Find each line containing the string "this". Copy it.

───── Material supplied

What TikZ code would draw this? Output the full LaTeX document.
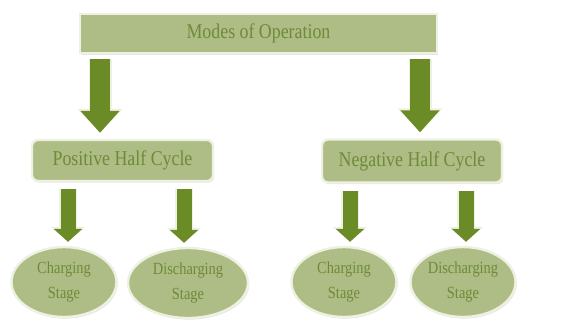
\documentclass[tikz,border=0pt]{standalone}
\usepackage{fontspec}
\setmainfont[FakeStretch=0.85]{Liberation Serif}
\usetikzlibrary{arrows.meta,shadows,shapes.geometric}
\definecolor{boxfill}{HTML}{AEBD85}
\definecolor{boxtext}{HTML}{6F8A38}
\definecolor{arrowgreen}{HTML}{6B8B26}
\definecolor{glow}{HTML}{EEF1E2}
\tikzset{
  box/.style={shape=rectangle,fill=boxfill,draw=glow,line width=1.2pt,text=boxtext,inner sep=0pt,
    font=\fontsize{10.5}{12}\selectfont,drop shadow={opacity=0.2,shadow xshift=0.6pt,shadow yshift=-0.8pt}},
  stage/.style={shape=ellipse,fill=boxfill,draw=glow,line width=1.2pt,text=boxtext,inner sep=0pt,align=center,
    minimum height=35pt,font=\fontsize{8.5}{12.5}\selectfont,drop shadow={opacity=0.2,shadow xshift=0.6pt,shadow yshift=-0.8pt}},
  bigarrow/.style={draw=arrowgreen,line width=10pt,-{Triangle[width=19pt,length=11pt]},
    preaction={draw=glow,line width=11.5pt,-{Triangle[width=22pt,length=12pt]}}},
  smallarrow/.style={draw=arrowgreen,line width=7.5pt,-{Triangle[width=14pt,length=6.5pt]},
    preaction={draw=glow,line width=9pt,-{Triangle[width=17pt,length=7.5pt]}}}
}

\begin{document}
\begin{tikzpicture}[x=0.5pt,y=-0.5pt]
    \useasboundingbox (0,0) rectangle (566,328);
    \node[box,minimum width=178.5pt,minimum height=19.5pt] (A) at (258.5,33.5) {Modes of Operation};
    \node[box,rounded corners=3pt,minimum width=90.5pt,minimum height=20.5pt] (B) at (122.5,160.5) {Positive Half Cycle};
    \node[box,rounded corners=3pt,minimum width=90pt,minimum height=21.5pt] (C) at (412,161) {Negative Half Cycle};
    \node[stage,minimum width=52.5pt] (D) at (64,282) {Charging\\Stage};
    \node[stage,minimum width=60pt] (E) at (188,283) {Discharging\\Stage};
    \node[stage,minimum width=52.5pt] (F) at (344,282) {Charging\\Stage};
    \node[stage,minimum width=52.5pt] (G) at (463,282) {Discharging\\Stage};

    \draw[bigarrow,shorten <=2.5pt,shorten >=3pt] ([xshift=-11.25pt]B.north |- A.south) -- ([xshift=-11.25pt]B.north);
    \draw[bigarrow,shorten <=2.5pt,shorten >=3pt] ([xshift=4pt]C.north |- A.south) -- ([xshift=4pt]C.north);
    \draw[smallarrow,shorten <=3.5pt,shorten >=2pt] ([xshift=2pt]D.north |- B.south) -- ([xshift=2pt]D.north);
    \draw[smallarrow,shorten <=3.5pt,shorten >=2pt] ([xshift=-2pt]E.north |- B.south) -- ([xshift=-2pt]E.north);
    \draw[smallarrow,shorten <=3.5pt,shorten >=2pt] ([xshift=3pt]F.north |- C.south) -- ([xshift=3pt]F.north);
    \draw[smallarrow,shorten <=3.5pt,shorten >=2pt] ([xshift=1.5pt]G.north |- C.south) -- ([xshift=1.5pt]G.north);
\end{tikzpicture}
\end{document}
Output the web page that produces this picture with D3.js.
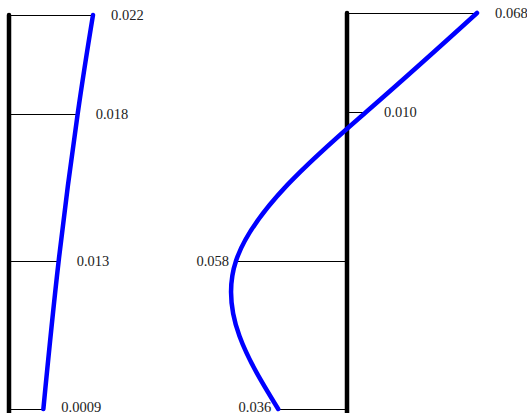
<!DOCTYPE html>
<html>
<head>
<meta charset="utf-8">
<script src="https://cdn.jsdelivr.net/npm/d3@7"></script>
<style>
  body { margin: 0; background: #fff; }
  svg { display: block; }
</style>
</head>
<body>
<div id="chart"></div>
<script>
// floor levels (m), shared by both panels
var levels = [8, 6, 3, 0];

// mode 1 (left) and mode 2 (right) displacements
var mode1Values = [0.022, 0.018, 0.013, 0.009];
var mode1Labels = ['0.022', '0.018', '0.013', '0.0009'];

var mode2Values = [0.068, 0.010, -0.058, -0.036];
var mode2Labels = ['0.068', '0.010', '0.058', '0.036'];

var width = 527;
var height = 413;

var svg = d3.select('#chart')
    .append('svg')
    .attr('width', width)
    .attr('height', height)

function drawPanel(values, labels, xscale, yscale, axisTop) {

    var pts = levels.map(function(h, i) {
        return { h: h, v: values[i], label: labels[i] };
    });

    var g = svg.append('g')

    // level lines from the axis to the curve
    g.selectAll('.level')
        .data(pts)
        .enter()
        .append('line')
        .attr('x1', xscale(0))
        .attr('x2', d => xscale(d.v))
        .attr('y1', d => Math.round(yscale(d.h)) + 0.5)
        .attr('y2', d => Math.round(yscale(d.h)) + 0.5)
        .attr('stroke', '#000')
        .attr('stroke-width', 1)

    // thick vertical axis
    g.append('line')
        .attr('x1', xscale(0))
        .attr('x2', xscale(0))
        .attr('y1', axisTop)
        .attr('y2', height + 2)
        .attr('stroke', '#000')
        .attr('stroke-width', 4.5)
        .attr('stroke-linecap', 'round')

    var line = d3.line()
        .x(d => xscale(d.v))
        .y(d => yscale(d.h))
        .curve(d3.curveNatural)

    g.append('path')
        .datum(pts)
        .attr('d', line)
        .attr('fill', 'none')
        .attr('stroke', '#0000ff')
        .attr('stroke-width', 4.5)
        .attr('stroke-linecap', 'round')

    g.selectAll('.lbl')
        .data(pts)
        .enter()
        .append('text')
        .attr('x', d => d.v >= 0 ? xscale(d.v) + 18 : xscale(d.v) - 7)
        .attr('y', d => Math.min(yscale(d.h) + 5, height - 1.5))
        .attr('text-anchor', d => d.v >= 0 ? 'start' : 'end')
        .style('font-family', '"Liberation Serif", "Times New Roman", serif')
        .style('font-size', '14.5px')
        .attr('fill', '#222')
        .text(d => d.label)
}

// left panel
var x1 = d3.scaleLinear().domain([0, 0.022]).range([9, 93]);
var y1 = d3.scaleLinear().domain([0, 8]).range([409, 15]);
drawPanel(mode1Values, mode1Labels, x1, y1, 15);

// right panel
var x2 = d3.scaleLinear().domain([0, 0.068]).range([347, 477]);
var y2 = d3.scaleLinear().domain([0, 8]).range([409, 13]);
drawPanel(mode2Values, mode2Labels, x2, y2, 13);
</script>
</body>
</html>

──────────

> [Expected answer]:
What TikZ code would draw this? Output the full LaTeX document.
Output the web page that produces this picture with D3.js.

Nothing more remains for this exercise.